Print nothing but the lines from the start of the listing below through the line that contains "(0,0) rectangle (1543,846);". Do not include the pictures.

=== Dataset section ===

<<<<

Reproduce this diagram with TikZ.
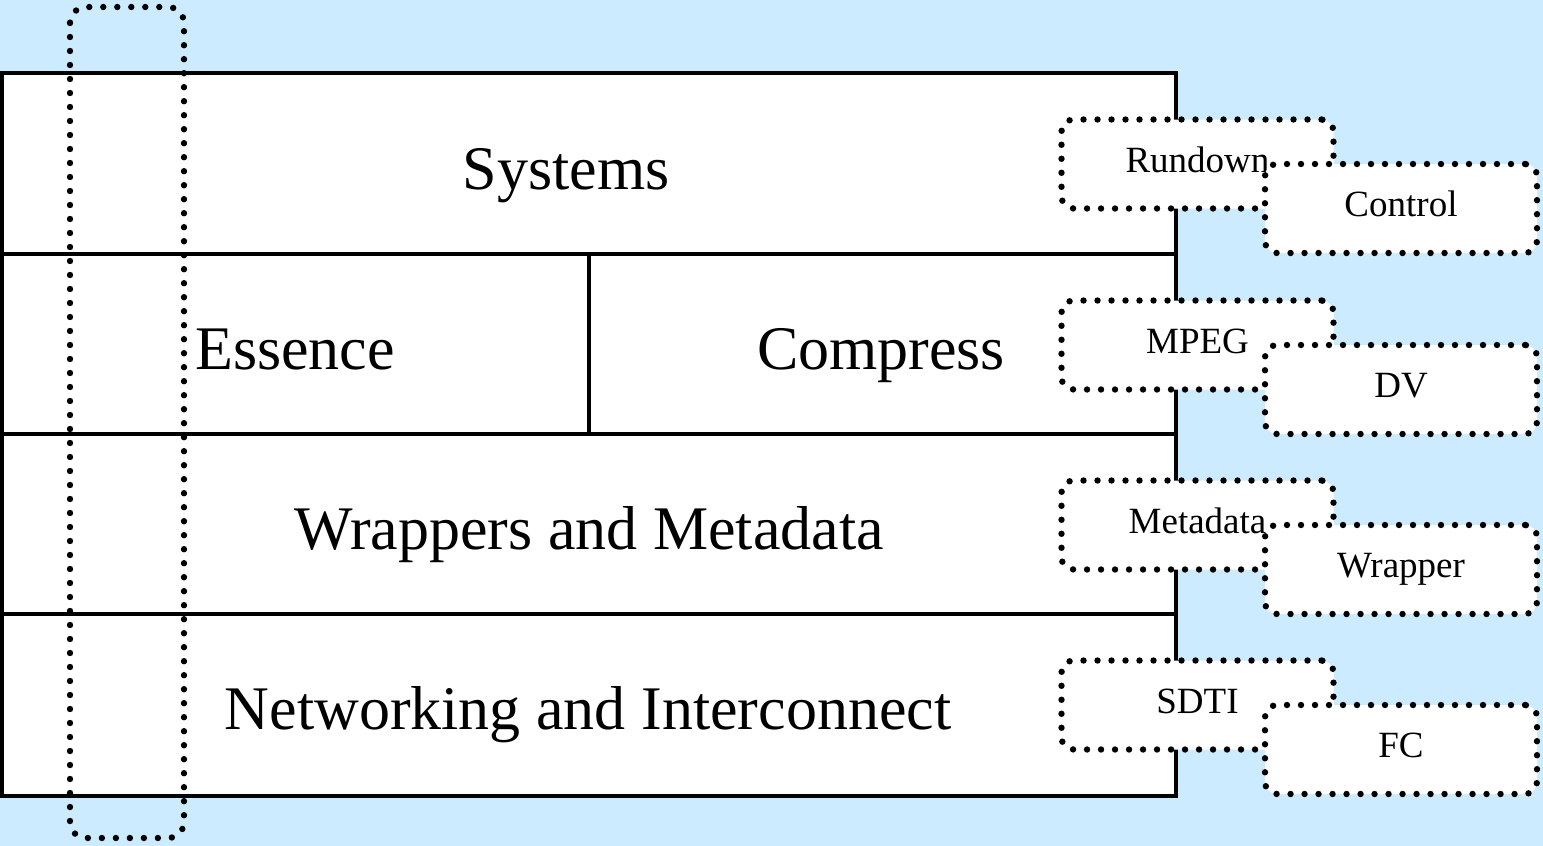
\documentclass[tikz,border=0pt]{standalone}
\usepackage{fontspec}
\setmainfont{Liberation Serif}
\definecolor{paleblue}{RGB}{204,235,255}

\begin{document}
\begin{tikzpicture}[x=0.5pt, y=-0.5pt, line join=miter,
    layer/.style={draw, fill=white, line width=2pt},
    big label/.style={anchor=base, inner sep=0pt, font=\fontsize{31}{36}\selectfont},
    dots/.style={line width=3.2pt, dash pattern=on 0pt off 7pt, line cap=round},
    tag node/.style={dots, draw, fill=white, rounded corners=6pt, minimum width=136pt, minimum height=44.5pt, inner sep=0pt, text height=12pt, text depth=4pt, font=\fontsize{18.5}{22}\selectfont}]
                \fill[paleblue] (0,0) rectangle (1543,846);

                % the four layers
                \draw[layer] (2,73) rectangle (1176,254);
                \draw[layer] (2,254) rectangle (1176,434);
                \draw[layer] (2,434) rectangle (1176,614);
                \draw[layer] (2,614) rectangle (1176,796);
                \draw[line width=2pt] (589,254) -- (589,434);

                \node[big label] (systems) at (566,189) {Systems};
                \node[big label] (essence) at (295,369) {Essence};
                \node[big label] (compress) at (881,369) {Compress};
                \node[big label] (wrappers) at (589,549) {Wrappers and Metadata};
                \node[big label] (network) at (588,729) {Networking and Interconnect};

                % column across all layers
                \draw[dots, rounded corners=8pt] (70,7) rectangle (184,838);

                % examples beside each layer
                \foreach \a/\b/\y in {Rundown/Control/164, MPEG/DV/345, Metadata/Wrapper/525, SDTI/FC/705} {
                    \node[tag node] (\a) at (1197.5,\y) {\a};
                    \node[tag node] (\b) at (1401,\y+44.5) {\b};
                }
\end{tikzpicture}
\end{document}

>>>>

=== Task answer ===
Reproduce this diagram with TikZ.
\documentclass[tikz,border=0pt]{standalone}
\usepackage{fontspec}
\setmainfont{Liberation Serif}
\definecolor{paleblue}{RGB}{204,235,255}

\begin{document}
\begin{tikzpicture}[x=0.5pt, y=-0.5pt, line join=miter,
    layer/.style={draw, fill=white, line width=2pt},
    big label/.style={anchor=base, inner sep=0pt, font=\fontsize{31}{36}\selectfont},
    dots/.style={line width=3.2pt, dash pattern=on 0pt off 7pt, line cap=round},
    tag node/.style={dots, draw, fill=white, rounded corners=6pt, minimum width=136pt, minimum height=44.5pt, inner sep=0pt, text height=12pt, text depth=4pt, font=\fontsize{18.5}{22}\selectfont}]
                \fill[paleblue] (0,0) rectangle (1543,846);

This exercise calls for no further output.